HWT chief executive Helen Stace said: "A large stretch of one of the UK's most important rivers, the Lugg, has been devastated, with dire consequences for wildlife and water quality downstream - this is a tragedy.
"The bankside trees are all grubbed out and burnt, the river gravels have been scraped away, and the beautiful meanders of the river have been straightened and reprofiled.
"As former leader of the English Nature rivers team which notified the Lugg as a Site of Special Scientific Interest, I know this river to be one of the most enchanting tree-lined reaches, with immense value for wildlife.
"This is a crime against the environment.
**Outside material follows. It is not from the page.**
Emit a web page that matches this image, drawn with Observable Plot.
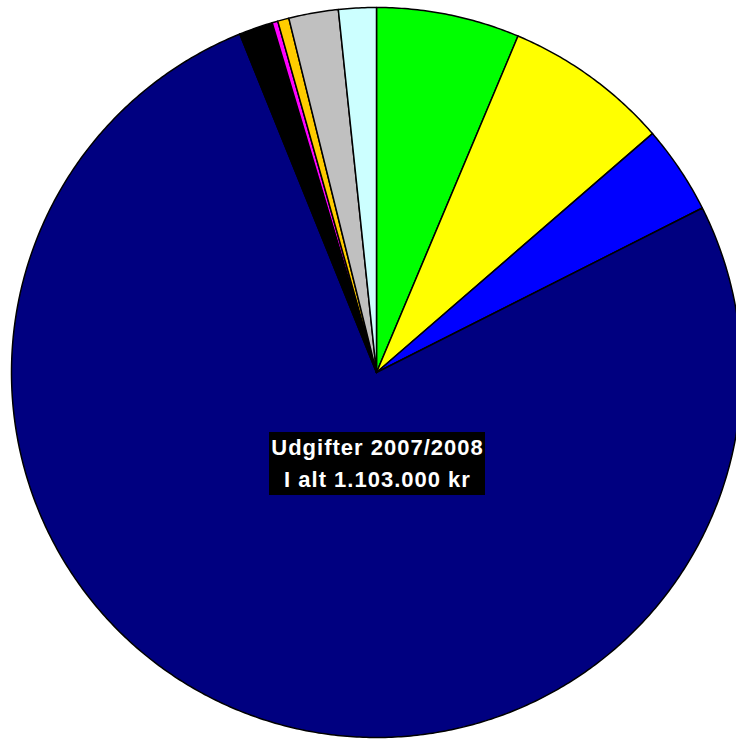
<!DOCTYPE html>
<html>
<head>
<meta charset="utf-8">
<script src="https://cdn.jsdelivr.net/npm/d3@7"></script>
<script src="https://cdn.jsdelivr.net/npm/@observablehq/plot@0.6"></script>
<style>
  html, body { margin: 0; padding: 0; background: #fff; overflow: hidden; }
  #wrap { position: relative; width: 736px; height: 739px; }
  #label {
    position: absolute; left: 269px; top: 432px; width: 216px; height: 63px;
    background: #000; color: #fff; font-family: "Liberation Sans", Arial, sans-serif;
    font-weight: bold; font-size: 22px; letter-spacing: 1px; text-align: center; line-height: 32px;
    box-sizing: border-box; padding-left: 1px; white-space: nowrap;
  }
</style>
</head>
<body>
<div id="wrap"></div>
<script>
// Slices clockwise from 12 o'clock
const categories = ["Post 1", "Post 2", "Post 3", "Post 4", "Post 5", "Post 6", "Post 7", "Post 8", "Post 9"];
const values = [69900, 80600, 43200, 842000, 16500, 2800, 5500, 24200, 18400];
const colors = ["#00FF00", "#FFFF00", "#0000FF", "#000080", "#000000", "#FF00FF", "#FFCC00", "#C0C0C0", "#CCFFFF"];
const titleLines = ["Udgifter 2007/2008", "I alt 1.103.000 kr"];

const total = d3.sum(values);
// Build slice outlines (unit circle) from the values
const pts = [];
let acc = 0;
values.forEach((v, i) => {
  const a0 = acc / total * 2 * Math.PI;
  acc += v;
  const a1 = acc / total * 2 * Math.PI;
  const n = Math.max(2, Math.ceil((a1 - a0) / (Math.PI / 360)));
  pts.push({key: categories[i], x: 0, y: 0});
  for (let k = 0; k <= n; k++) {
    const a = a0 + (a1 - a0) * k / n;
    pts.push({key: categories[i], x: Math.sin(a), y: Math.cos(a)});
  }
  pts.push({key: categories[i], x: 0, y: 0});
});

const chart = Plot.plot({
  width: 736,
  height: 739,
  margin: 0,
  x: {domain: [-1, 1], range: [11, 741], axis: null},
  y: {domain: [-1, 1], range: [737, 7], axis: null},
  color: {domain: categories, range: colors},
  style: {background: "white"},
  marks: [
    Plot.line(pts, {x: "x", y: "y", z: "key", fill: "key", stroke: "black", strokeWidth: 1.5, strokeLinejoin: "round", curve: "linear"})
  ]
});
const wrap = document.getElementById("wrap");
wrap.appendChild(chart);
const label = document.createElement("div");
label.id = "label";
label.innerHTML = titleLines.map(t => `<div>${t}</div>`).join("");
wrap.appendChild(label);
</script>
</body>
</html>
Swift action needs to be taken and we want to see the authorities investigate the matter swiftly.
"We expect this case to be dealt with in a serious and robust manner and any resulting prosecution should act as a deterrent to prevent anyone committing this type of crime ever again.
"We will also be calling for restoration of the river to its natural channel."
HWT said it believes bulldozing part of the river is a contravention of the Wildlife and Countryside Act and the Environmental Permitting Regulations 2016 and should have required consent from the Environment Agency, as well as planning consent.
Craig Bennett, chief executive of The Wildlife Trusts, said: "The Government has promised to transform our environmental governance as we leave the EU and for the UK to be a world leader in environmental protection.
"Devastating incidents such as this one will be a vital 'test case' as we come to the end of the transition period for the Government's ambition to develop a 'world-leading' environment enforcement structure.
"Unfortunately, the Government has so far failed to live up to this standard, with poor resourcing leaving Natural England unable to properly monitor and protect our most important wild places - Sites of Special Scientific Interest.
Andrew Nixon, conservation senior manager of HWT, said: "The actions taken on this stretch of the river will have far-reaching consequences, both for this stretch of river and floodplain and further downstream.
"Removing all bankside vegetation and scraping out the riverbed and banks will cause a huge increase in the speed the water moves through the river and increases the flood risk downstream.
"With no stabilising vegetation, any heavy rainfall and rise in river level and speed will mean massive erosion of the banks, with a great amount of soil washed into the river along with agricultural pollutants such as phosphates and pesticides.
"This soil smothers the riverbed for miles, destroying fish spawn and invertebrates that inhabit it."
Herefordshire Council is considering if there has been a planning rules breach.